1 tin chopped tomatoes and half the can of water

Olive oil 

Salt and pepper

1 tablespoon cream

1 teaspoon fennel seeds

4 sausages 

1 tablespoon cream

Parmesan to serve 

Fry the veg gently in olive oil till starting to soften then tip in the tomatoes and water, and season. Simmer for 15 minutes.

Meanwhile de-skin the sausage and break into pieces into a hot pan with a splash of oil in. Add the fennel seeds and cook on a very low heat while the sauce cooks. 

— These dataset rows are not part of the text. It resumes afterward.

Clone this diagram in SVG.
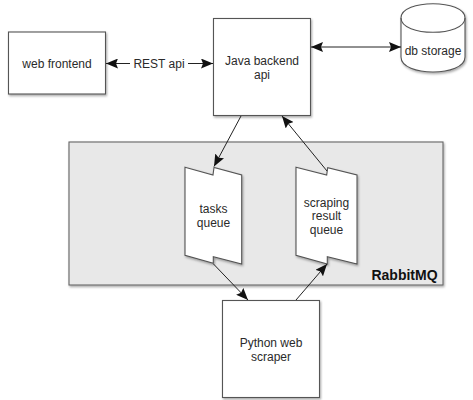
<svg xmlns="http://www.w3.org/2000/svg" width="473" height="400" viewBox="0 0 473 400">
<style>
text{font-family:"Liberation Sans",Arial,sans-serif;font-size:12px;fill:#2a2a2a;text-anchor:middle}
.s{fill:#fff;stroke:#555;stroke-width:1.1;filter:url(#sh)}
.c{fill:none;stroke:#222;stroke-width:1}
</style>
<defs>
<filter id="sh" x="-10%" y="-10%" width="125%" height="125%"><feDropShadow dx="1" dy="1.5" stdDeviation="0.8" flood-color="#000" flood-opacity="0.35"/></filter>
<marker id="a" viewBox="0 0 12 10" refX="12" refY="5" markerWidth="12" markerHeight="10" markerUnits="userSpaceOnUse" orient="auto-start-reverse"><path d="M0 0L12 5L0 10L2 5Z" fill="#111"/></marker>
</defs>
<rect width="473" height="400" fill="#fff"/>
<g id="rabbitmq">
<rect x="69" y="142" width="374" height="143" fill="#e8e8e8" stroke="#666" stroke-width="1.1" filter="url(#sh)"/>
<text x="404.5" y="280" style="font-weight:bold;font-size:14px;fill:#111">RabbitMQ</text>
</g>
<g id="web-frontend">
<rect class="s" x="8.5" y="32" width="97" height="62"/>
<text x="57" y="68">web frontend</text>
</g>
<g id="java-backend">
<rect class="s" x="213.5" y="18.5" width="97" height="97"/>
<text x="262" y="65">Java backend</text>
<text x="262" y="79">api</text>
</g>
<g id="db-storage">
<path class="s" d="M401 18C401 -1 465 -1 465 18V57C465 77 401 77 401 57Z"/>
<path d="M401 18C401 37 465 37 465 18" fill="none" stroke="#555" stroke-width="1.1"/>
<text x="433" y="55">db storage</text>
</g>
<g id="tasks-queue">
<path class="s" d="M185 167.3L213 175L214 167.5L241.7 175V264L213.3 256.7V263.3L185 255.3Z"/>
<text x="213.5" y="213">tasks</text>
<text x="213.5" y="227">queue</text>
</g>
<g id="result-queue">
<path class="s" d="M296 167.3L326.7 175L327.7 167.7L357 175V264L327.3 256.7V264L296 255.3Z"/>
<text x="326.5" y="207">scraping</text>
<text x="326.5" y="220">result</text>
<text x="326.5" y="234">queue</text>
</g>
<g id="python-scraper">
<rect class="s" x="222.5" y="300.5" width="97" height="97"/>
<text x="271" y="347">Python web</text>
<text x="271" y="361">scraper</text>
</g>
<g id="connectors">
<line class="c" x1="130" y1="63.5" x2="106" y2="63.5" marker-end="url(#a)"/>
<line class="c" x1="188" y1="63.5" x2="213" y2="63.5" marker-end="url(#a)"/>
<line class="c" x1="311" y1="47" x2="401" y2="47" marker-start="url(#a)" marker-end="url(#a)"/>
<line class="c" x1="241" y1="116" x2="214" y2="166.5" marker-end="url(#a)"/>
<line class="c" x1="327" y1="171" x2="282" y2="116" marker-end="url(#a)"/>
<line class="c" x1="213.5" y1="264" x2="248" y2="300" marker-end="url(#a)"/>
<line class="c" x1="296" y1="300" x2="327" y2="264" marker-end="url(#a)"/>
</g>
<text x="159" y="68">REST api</text>
</svg>
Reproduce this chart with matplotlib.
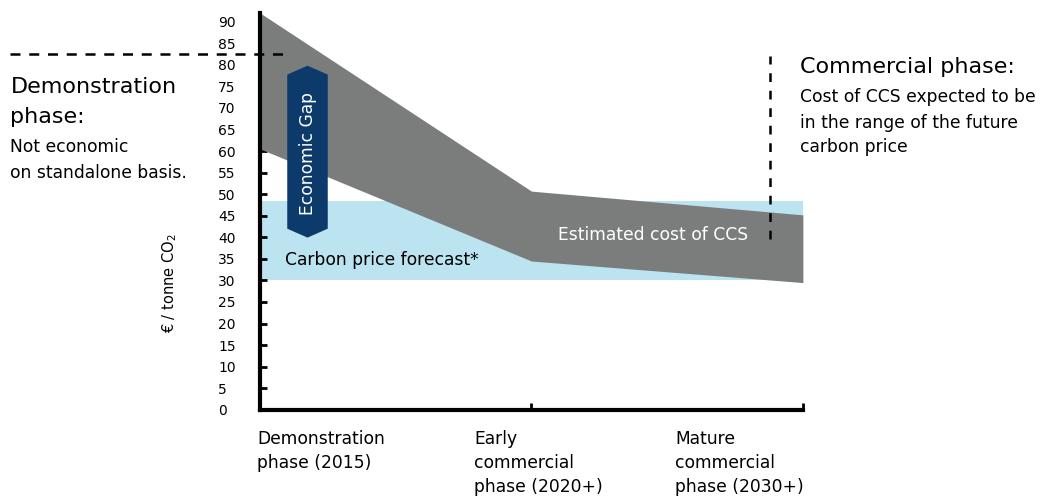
import matplotlib
matplotlib.use("Agg")
from matplotlib import pyplot as plt
from matplotlib.patches import Polygon

plt.rcParams['font.family'] = ['DejaVu Sans']

# phases on the x axis
phases = [0, 1, 2]
phase_labels = ["Demonstration\nphase (2015)",
                "Early\ncommercial\nphase (2020+)",
                "Mature\ncommercial\nphase (2030+)"]

# estimated cost of CCS band (EUR / t CO2)
ccs_high = [92, 50.7, 45.2]
ccs_low = [60.5, 34.5, 29.5]

# carbon price forecast band
carbon_high = [48.5, 48.5, 48.5]
carbon_low = [30, 30, 30]

yticks = list(range(0, 95, 5))

# economic gap marker (x centre, top, bottom)
gap_x = 0.175
gap_top = 79.6
gap_bottom = 40.1

demo_line_y = 82.4
commercial_x = 1.878
commercial_top = 82
commercial_bottom = 39.5

grey = "#7b7d7d"
blue = "#bce3f0"
navy = "#0b3a6b"

fs = 12.3

fig = plt.figure(figsize=(10.4, 4.98), dpi=100)
ax = fig.add_axes([0.25, 0.177, 0.522, 0.797])

ax.fill_between(phases, carbon_low, carbon_high, color=blue, lw=0, zorder=1)
ax.fill_between(phases, ccs_low, ccs_high, color=grey, lw=0, zorder=2)

# economic gap double arrow
hw = 0.072
tip = 2.0
gap = Polygon([(gap_x, gap_top), (gap_x + hw, gap_top - tip),
               (gap_x + hw, gap_bottom + tip), (gap_x, gap_bottom),
               (gap_x - hw, gap_bottom + tip), (gap_x - hw, gap_top - tip)],
              closed=True, color=navy, zorder=3)
ax.add_patch(gap)
ax.text(gap_x, 59.5, "Economic Gap", rotation=90,
        color="white", fontsize=fs, ha="center", va="center", zorder=4)

ax.text(0.092, 34.8, "Carbon price forecast*", fontsize=fs, color="black",
        ha="left", va="center", zorder=4)
ax.text(1.797, 40.6, "Estimated cost of CCS", fontsize=fs, color="white",
        ha="right", va="center", zorder=4)

ax.set_xlim(0, 2)
ax.set_ylim(0, 92)
ax.set_yticks(yticks)
ax.set_yticklabels([str(t) for t in yticks], fontsize=10, ha="left")
ax.set_xticks([1, 2])
ax.set_xticklabels([])
ax.tick_params(axis="y", direction="in", length=5, width=2, pad=30)
ax.tick_params(axis="x", direction="in", length=5, width=2)
for s in ["top", "right"]:
    ax.spines[s].set_visible(False)
for s in ["left", "bottom"]:
    ax.spines[s].set_linewidth(3)
    ax.spines[s].set_zorder(5)

ax.set_ylabel("€ / tonne CO$_2$", fontsize=10.5)
ax.yaxis.set_label_coords(-0.15, 0.32)

# phase labels below the axis
label_x = [-0.01, 0.79, 1.53]
for x, lab in zip(label_x, phase_labels):
    ax.text(x, -4.6, lab, fontsize=fs, ha="left", va="top",
            linespacing=1.45, clip_on=False)

# dashed guide lines
ax.plot([-0.92, 0.09], [demo_line_y, demo_line_y], ls=(0, (4, 3.5)),
        color="black", lw=1.8, clip_on=False, zorder=6)
ax.plot([commercial_x, commercial_x], [commercial_bottom, commercial_top],
        ls=(0, (3.5, 3.5)), color="black", lw=1.8, clip_on=False, zorder=6)

# side annotations
fig.text(0.01, 0.8133, "Demonstration", fontsize=16, ha="left", va="baseline")
fig.text(0.01, 0.753, "phase:", fontsize=16, ha="left", va="baseline")
fig.text(0.01, 0.6948, "Not economic", fontsize=fs, ha="left", va="baseline")
fig.text(0.01, 0.6426, "on standalone basis.", fontsize=fs, ha="left",
         va="baseline")
fig.text(0.769, 0.8534, "Commercial phase:", fontsize=16, ha="left",
         va="baseline")
fig.text(0.769, 0.7952, "Cost of CCS expected to be", fontsize=fs,
         ha="left", va="baseline")
fig.text(0.769, 0.743, "in the range of the future", fontsize=fs,
         ha="left", va="baseline")
fig.text(0.769, 0.6948, "carbon price", fontsize=fs, ha="left",
         va="baseline")

fig.savefig("out.png", dpi=100)
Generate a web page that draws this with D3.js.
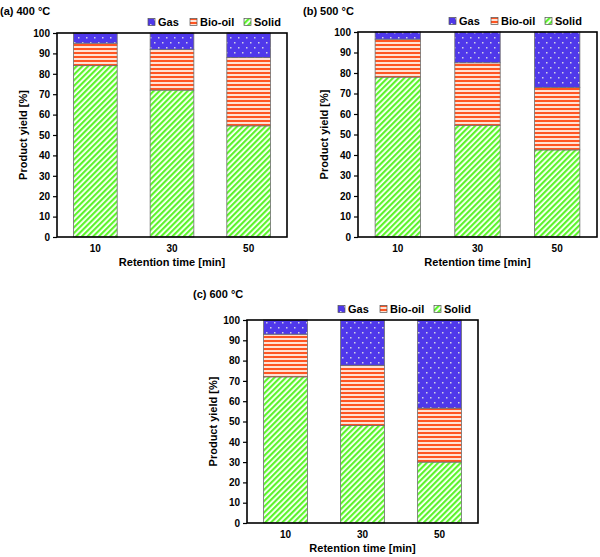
<!DOCTYPE html>
<html><head><meta charset="utf-8">
<script src="https://cdn.jsdelivr.net/npm/d3@7"></script>
<style>body{margin:0;background:#fff}svg{display:block}svg text{font-family:"Liberation Sans",Arial,sans-serif !important;font-weight:700 !important;fill:#000}</style>
</head><body>
<svg id="c" width="600" height="557"></svg>
<script>
const categories = ["10", "30", "50"];
const seriesNames = ["Solid", "Bio-oil", "Gas"];
const panelTitles = ["(a) 400 °C", "(b) 500 °C", "(c) 600 °C"];
// values per panel [Solid, Bio-oil, Gas] per retention time
const solid400 = [84, 72, 54.5];
const bio400 = [11, 20, 33.5];
const gas400 = [5, 8, 12.5];
const solid500 = [78, 54.5, 42.5];
const bio500 = [18.5, 30.5, 30.5];
const gas500 = [3.5, 15, 27];
const solid600 = [72, 48, 30];
const bio600 = [21, 29.7, 26.6];
const gas600 = [7, 22.3, 43.4];
const yTicks = [0,10,20,30,40,50,60,70,80,90,100];

const svg = d3.select("#c");
const defs = svg.append("defs");
const pS = defs.append("pattern").attr("id","pSolid").attr("patternUnits","userSpaceOnUse")
  .attr("width",4).attr("height",4).attr("patternTransform","rotate(45)");
pS.append("rect").attr("width",4).attr("height",4).attr("fill","#ffffff");
pS.append("rect").attr("width",2.2).attr("height",4).attr("fill","#5cf52a");
const pB = defs.append("pattern").attr("id","pBio").attr("patternUnits","userSpaceOnUse")
  .attr("width",4).attr("height",4);
pB.append("rect").attr("width",4).attr("height",4).attr("fill","#ffe2d4");
pB.append("rect").attr("width",4).attr("height",2).attr("fill","#ff5522");
const pG = defs.append("pattern").attr("id","pGas").attr("patternUnits","userSpaceOnUse")
  .attr("width",8).attr("height",10);
pG.append("rect").attr("width",8).attr("height",10).attr("fill","#4f38ea");
pG.append("rect").attr("x",2).attr("y",2).attr("width",1.5).attr("height",1.5).attr("fill","#d0d0e4");
pG.append("rect").attr("x",6).attr("y",7).attr("width",1.5).attr("height",1.5).attr("fill","#d0d0e4");
const fills = {"Solid":"url(#pSolid)","Bio-oil":"url(#pBio)","Gas":"url(#pGas)"};

const panels = [
  {title: panelTitles[0], tx: 0, ty: 15, x0: 57, x1: 287, y0: 33, y1: 237, data: [solid400, bio400, gas400]},
  {title: panelTitles[1], tx: 303, ty: 15, x0: 358, x1: 597, y0: 32, y1: 237, data: [solid500, bio500, gas500]},
  {title: panelTitles[2], tx: 193, ty: 298, x0: 247, x1: 478, y0: 320, y1: 523, data: [solid600, bio600, gas600]}
];

panels.forEach(p => {
  const g = svg.append("g");
  const x = d3.scaleBand().domain(categories).range([p.x0, p.x1]).paddingInner(0.43).paddingOuter(0.215);
  const y = d3.scaleLinear().domain([0,100]).range([p.y1, p.y0]);
  const rows = categories.map((c,i) => {
    const o = {cat: c};
    seriesNames.forEach((s,j) => o[s] = p.data[j][i]);
    return o;
  });
  const stack = d3.stack().keys(seriesNames)(rows);
  stack.forEach(layer => {
    g.append("g").selectAll("rect").data(layer).join("rect")
      .attr("x", d => x(d.data.cat))
      .attr("width", x.bandwidth())
      .attr("y", d => y(Math.min(d[1],100)))
      .attr("height", d => y(d[0]) - y(Math.min(d[1],100)))
      .attr("fill", fills[layer.key])
      .attr("stroke", "#6e6e6e").attr("stroke-width", 0.8);
  });
  g.append("rect").attr("x",p.x0).attr("y",p.y0).attr("width",p.x1-p.x0).attr("height",p.y1-p.y0)
    .attr("fill","none").attr("stroke","#000").attr("stroke-width",1.6);
  const ya = g.append("g").attr("transform",`translate(${p.x0},0)`)
    .call(d3.axisLeft(y).tickValues(yTicks).tickSize(4).tickPadding(3));
  ya.select(".domain").remove();
  ya.selectAll("line").attr("stroke","#000").attr("stroke-width",1.2);
  ya.selectAll("text").style("font-size","10px");
  const xa = g.append("g").attr("transform",`translate(0,${p.y1})`)
    .call(d3.axisBottom(x).tickSize(0).tickPadding(8));
  xa.select(".domain").remove();
  xa.selectAll("text").style("font-size","10px");
  g.append("text").attr("x",p.tx).attr("y",p.ty).style("font-size","11px").text(p.title);
  g.append("text").attr("x",(p.x0+p.x1)/2).attr("y",p.y1+29).attr("text-anchor","middle")
    .style("font-size","11px").text("Retention time [min]");
  g.append("text").attr("transform",`translate(${p.x0-30},${(p.y0+p.y1)/2}) rotate(-90)`)
    .attr("text-anchor","middle").style("font-size","11px").text("Product yield [%]");
  const leg = [["Gas",0],["Bio-oil",42],["Solid",96]];
  const lg = g.append("g").attr("transform",`translate(${p.x0+91},${p.y0-11})`);
  leg.forEach(([name,dx]) => {
    lg.append("rect").attr("x",dx).attr("y",-3.5).attr("width",7).attr("height",7)
      .attr("fill",fills[name]).attr("stroke","#555").attr("stroke-width",0.7);
    lg.append("text").attr("x",dx+10).attr("y",4).style("font-size","11px").text(name);
  });
});
</script>
</body></html>
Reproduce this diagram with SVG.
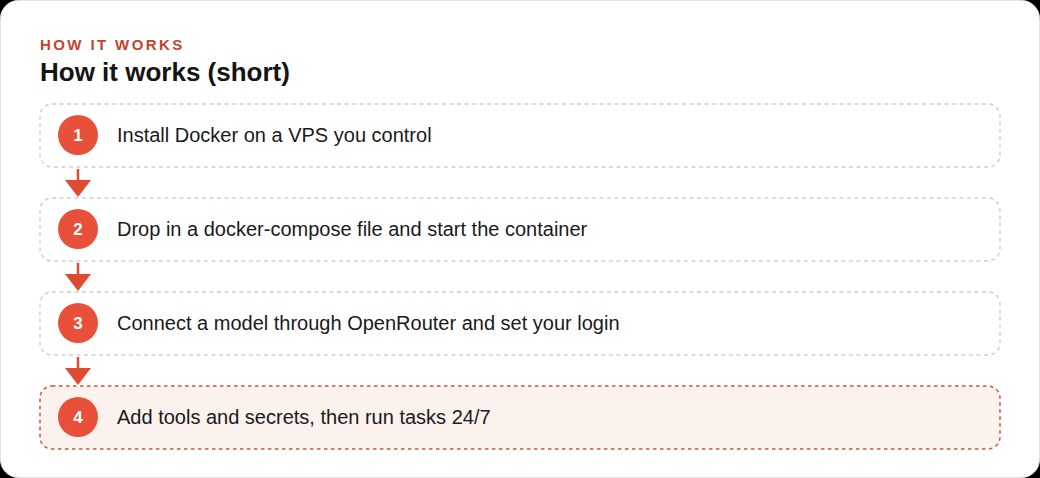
<svg xmlns="http://www.w3.org/2000/svg" width="1040" height="478" viewBox="0 0 1040 478">
<style>
.eyebrow{font-family:"Liberation Sans",Arial,sans-serif;font-size:15px;font-weight:700;letter-spacing:2.4px;fill:#c4432d}
.title{font-family:"Liberation Sans",Arial,sans-serif;font-size:26px;font-weight:700;fill:#141414}
.box{fill:#ffffff;stroke:#cfcfcf;stroke-width:1.5;stroke-dasharray:4 3.5}
.box.hl{fill:#fbf1ed;stroke:#c9563f;stroke-dasharray:3.5 3.5}
.dot{fill:#e8503a}
.num{font-family:"Liberation Sans",Arial,sans-serif;font-size:17px;font-weight:700;fill:#ffffff;text-anchor:middle}
.lbl{font-family:"Liberation Sans",Arial,sans-serif;font-size:20px;fill:#1a1a1a}
.conn line{stroke:#e04a33;stroke-width:2.5}
.conn polygon{fill:#e04a33}
</style>
<rect x="0" y="0" width="1040" height="478" fill="#000"/>
<rect x="0.5" y="0.5" width="1039" height="477" rx="18" fill="#ffffff" stroke="#e4e2da"/>
<text class="eyebrow" x="40" y="50">HOW IT WORKS</text>
<text class="title" x="40" y="81">How it works (short)</text>
<g class="conn">
<line x1="78" y1="169" x2="78" y2="182"/><polygon points="65,180 91,180 78,197"/>
<line x1="78" y1="263" x2="78" y2="276"/><polygon points="65,274 91,274 78,291"/>
<line x1="78" y1="357" x2="78" y2="370"/><polygon points="65,368 91,368 78,385"/>
</g>
<g id="step1">
<rect class="box" x="40" y="104" width="960" height="63" rx="12"/>
<circle class="dot" cx="78" cy="135" r="20"/>
<text class="num" x="78" y="141">1</text>
<text class="lbl" x="117" y="142">Install Docker on a VPS you control</text>
</g>
<g id="step2">
<rect class="box" x="40" y="198" width="960" height="63" rx="12"/>
<circle class="dot" cx="78" cy="229" r="20"/>
<text class="num" x="78" y="235">2</text>
<text class="lbl" x="117" y="236">Drop in a docker-compose file and start the container</text>
</g>
<g id="step3">
<rect class="box" x="40" y="292" width="960" height="63" rx="12"/>
<circle class="dot" cx="78" cy="323" r="20"/>
<text class="num" x="78" y="329">3</text>
<text class="lbl" x="117" y="330">Connect a model through OpenRouter and set your login</text>
</g>
<g id="step4">
<rect class="box hl" x="40" y="386" width="960" height="63" rx="12"/>
<circle class="dot" cx="78" cy="417" r="20"/>
<text class="num" x="78" y="423">4</text>
<text class="lbl" x="117" y="424">Add tools and secrets, then run tasks 24/7</text>
</g>
</svg>
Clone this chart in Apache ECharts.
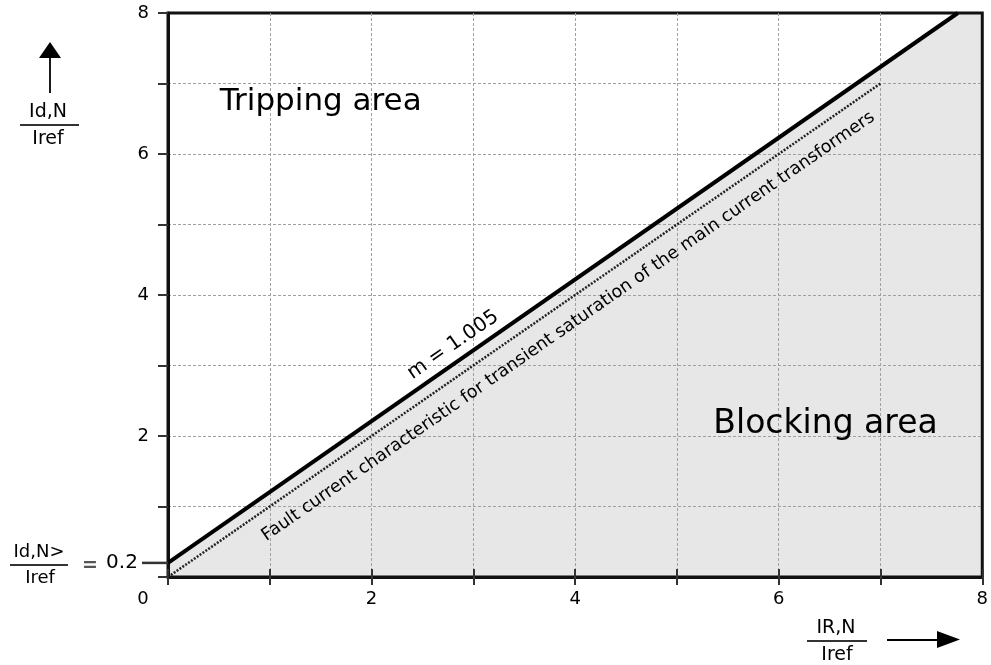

Then blend the sauce, add half to the sausages (fridging or freezing the rest for pasta sauce or pizza sauce), stir a spoonful of cream into the remainder and simmer on a very low heat while you cook the pasta. Add a splash of the drained pasta water to the sauce, stir through the cooked pasta till its coated in sauce and you’re good to go. Sprinkle on Parmesan at the table.

Eat naked from the waist down, dressed as the Gruffalo waist up.


Auntie Tab’s chicken korma

That’s a pirate waist coat – I don’t dress him in gold epaulettes, much as it’s the closest sartorial match for his personality that there is.

I wrote the recipe down on here a couple of days ago when we ate it and Bert did demolish it – I realise that this blog implies that Bert eats a rainbow of veg every day, but in the interests of honesty I’ll admit that for dinner tonight he had a hot cross bun, a peanut cookie and a Kinder Surprise.

Serves 3

1 small onion

1/2 red pepper, puréed with the onion in a blender

1 1/2 dessert spoons korma paste

Dessert spoon butter

Splash vegetable oil

3 chicken breasts, diced

1/2 tin chopped tomatoes

1/2 sweet potato peeled (or half a large carrot) and chopped and puréed with the tomatoes

1 dessert spoon tomato purée

Teaspoon sea salt

2 tablespoons plain yoghurt

1 dessert spoon mango chutney

Melt the butter and oil in a saucepan, and add the onion and pepper purée and the tikka paste. Cook gently for fifteen minutes then add the chicken, tomato purée and tinned tomato/ sweet potato purée. Season, cover and cook for 15 minutes till the chicken’s tender. Then stir through the yogurt and mango chutney and serve.

(Auntie Tab chops the onion and pepper, frying the onions on their own with the salt, adding the pepper and then proceeding the same way. But pirates can object to pieces of sauce-soaked, soft, cooked veg so I puréed mine. I’ve also – since I first blogged the recipe – tweaked it again to add the sweet potatoes for a thicker sauce, extra sweetness and another veg towards our ten a day.)

Chickpea and tomato macaroni

 

Bert breakfasted as a fireman, shopped as an astronaut and dined as a builder.

If I’d ever wondered what it was like to be famous, walking down a shopping street with a tiny astronaut would have given me a clue. Nearly everyone stared, smiled or stopped to talk. Bert was muttering to himself under his helmet ‘look me! I spaceman!’ 

Not every man can carry off a silver jump suit.

Serves 2-3

1 small onion, chopped

A little olive oil

3 cloves garlic, peeled but left whole

2 carrots, peeled and chopped

2 sticks celery, chopped

400ml passata

1 x 380g can chickpeas

Salt and pepper

2 tablespoons single cream

Macaroni to appetite

This is based on a Nigel Slater recipe but I rarely make a tomato sauce without adding extra veg. I had mine with green salad (Bert mimed being sick) and we both had grated cheese on top.

Gently sauté the onion in a little olive oil. Add the garlic, carrots and celery and cook till the onion’s transparent, then tip in the passata (or tinned tomatoes, if you prefer). Bring to a fast simmer then turn right down and cook on a gentle heat for an hour to an hour and a half.

At the end of the cooking time put the pasta on to boil. Puree the sauce and add the drained chickpeas and cream, seasoning to your taste. Heat through for five minutes then stir through the drained pasta.

If you don’t have a blender, you could finely chop the onion, crush the garlic and grate the veg.

Serve with grated cheese and green leaves (bleurgh).